Education Minister José Ignacio Wert announced on his first day on the job that he would eliminate "the controversial elements" from the most contentious school subject of the three last political terms, Educación para la Ciudadanía, to be renamed Civic and Constitutional Education.
Next Thursday his ministry will propose new content for a civics education course first introduced by the Socialist government in 2006 and deemed unacceptable by conservatives and the Catholic Church because of references to homosexuality and social inequality. Opponents claimed the course was biased in favor of Socialist initiatives such as legalizing same-sex marriage.
Instead, the government will include references to the role of private initiative in "the creation of wealth" and respect for intellectual property rights. The new course content will also mention global conflicts such as terrorism, religious fanaticism and exclusive nationalisms, while striking out the mentions of "an unequal world," "wealth and poverty" and "the lack of access to education as a source of poverty."

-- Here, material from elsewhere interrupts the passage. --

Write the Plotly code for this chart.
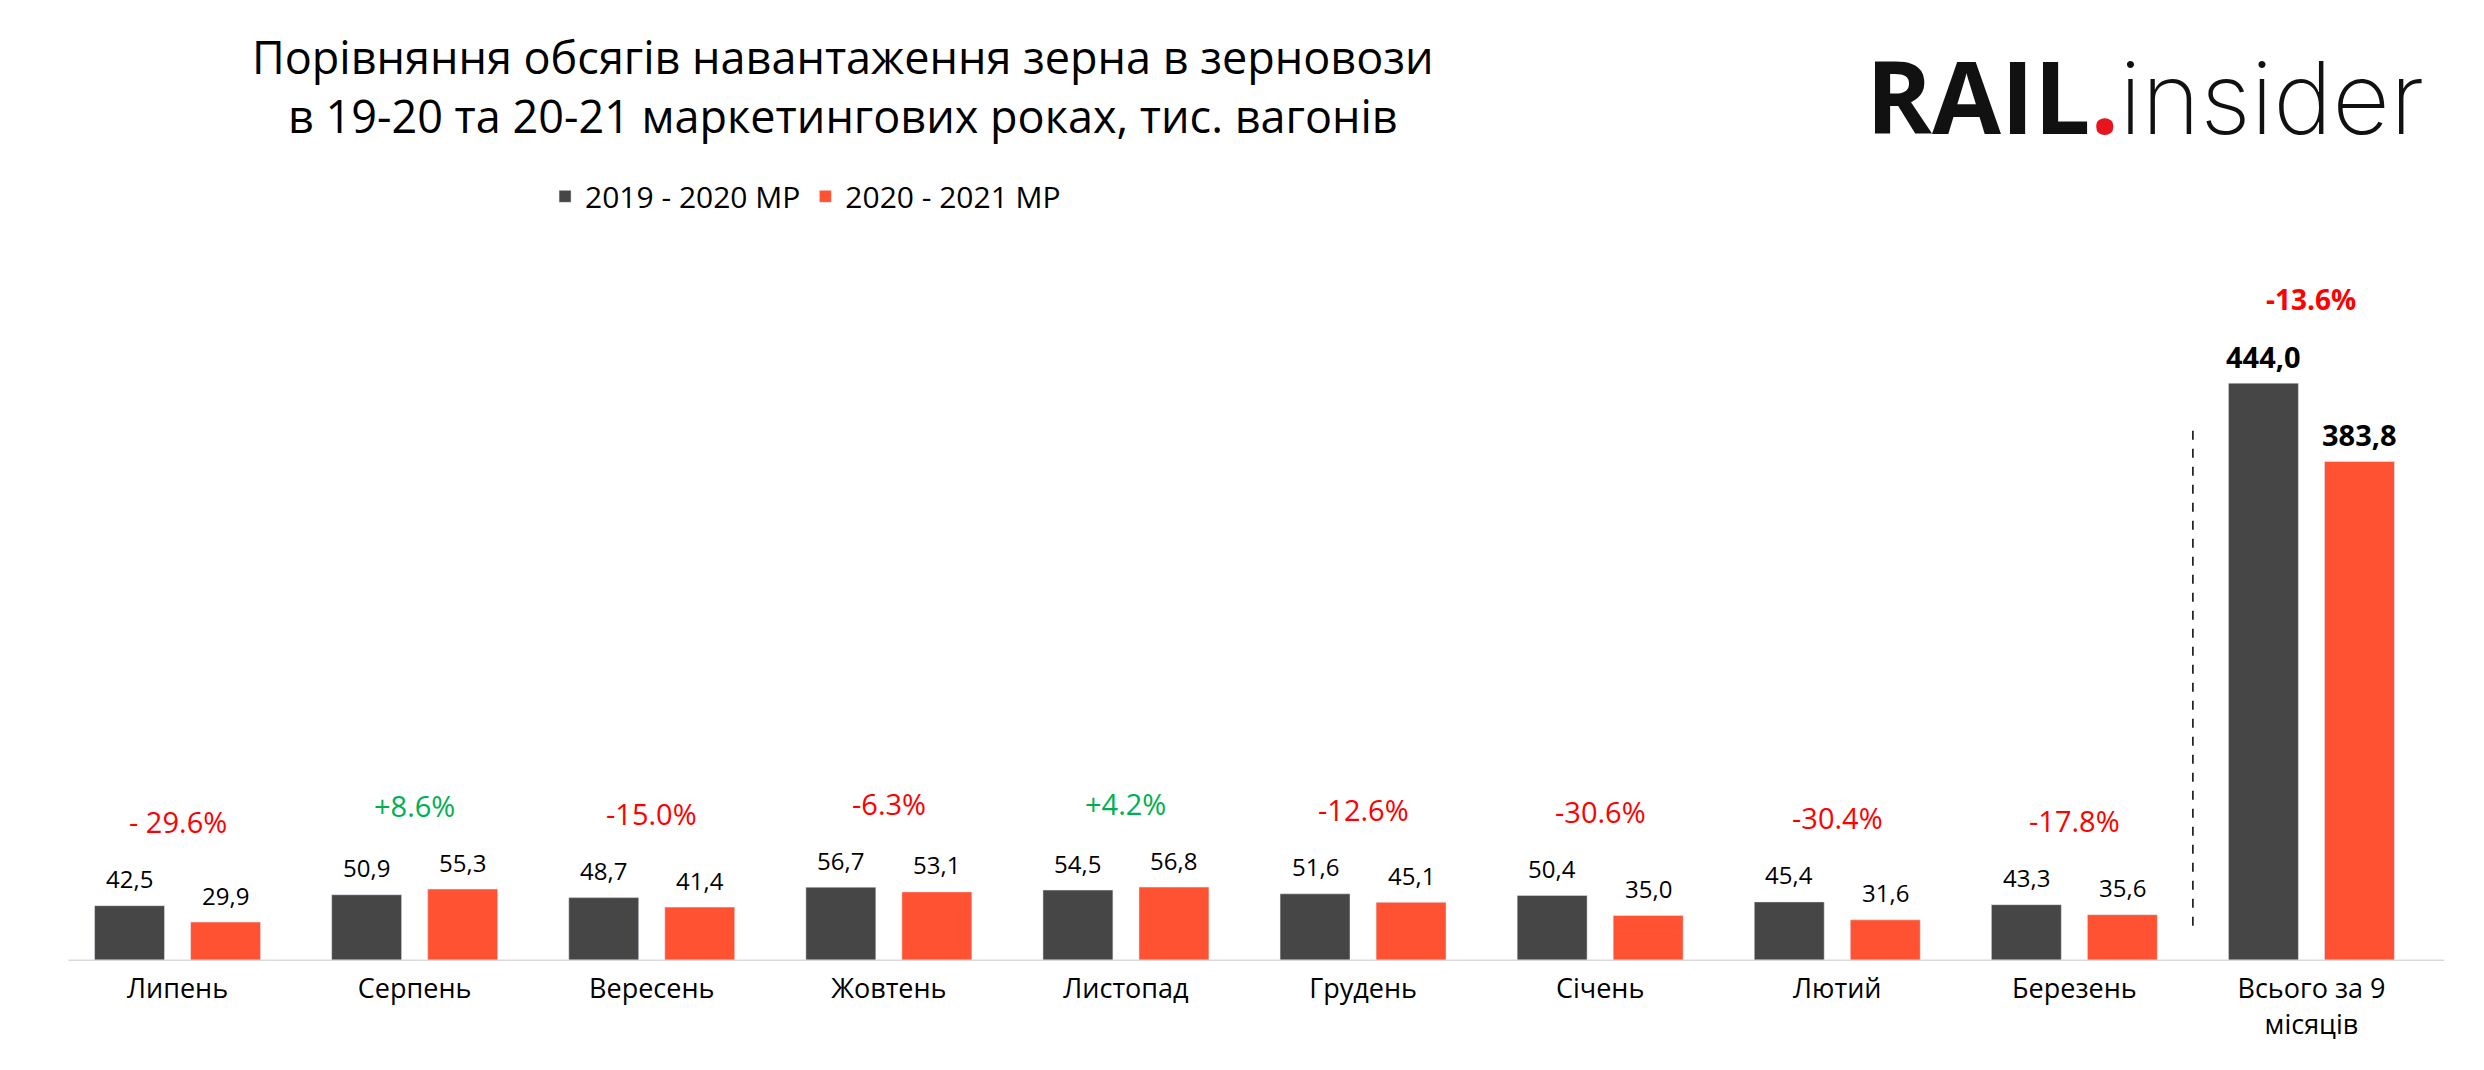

In broad terms, the new course, which is taught at the high school level, places more stress on citizen respect for legal and constitutional limits and uses more generic expressions than the previous version.
Although there was controversy over this one-hour weekly course when it was first introduced, opposition to it has died down over the years. By 2009 there were just 114 conscientious objectors out of a body of 800,000 students, according to the latest count by this newspaper.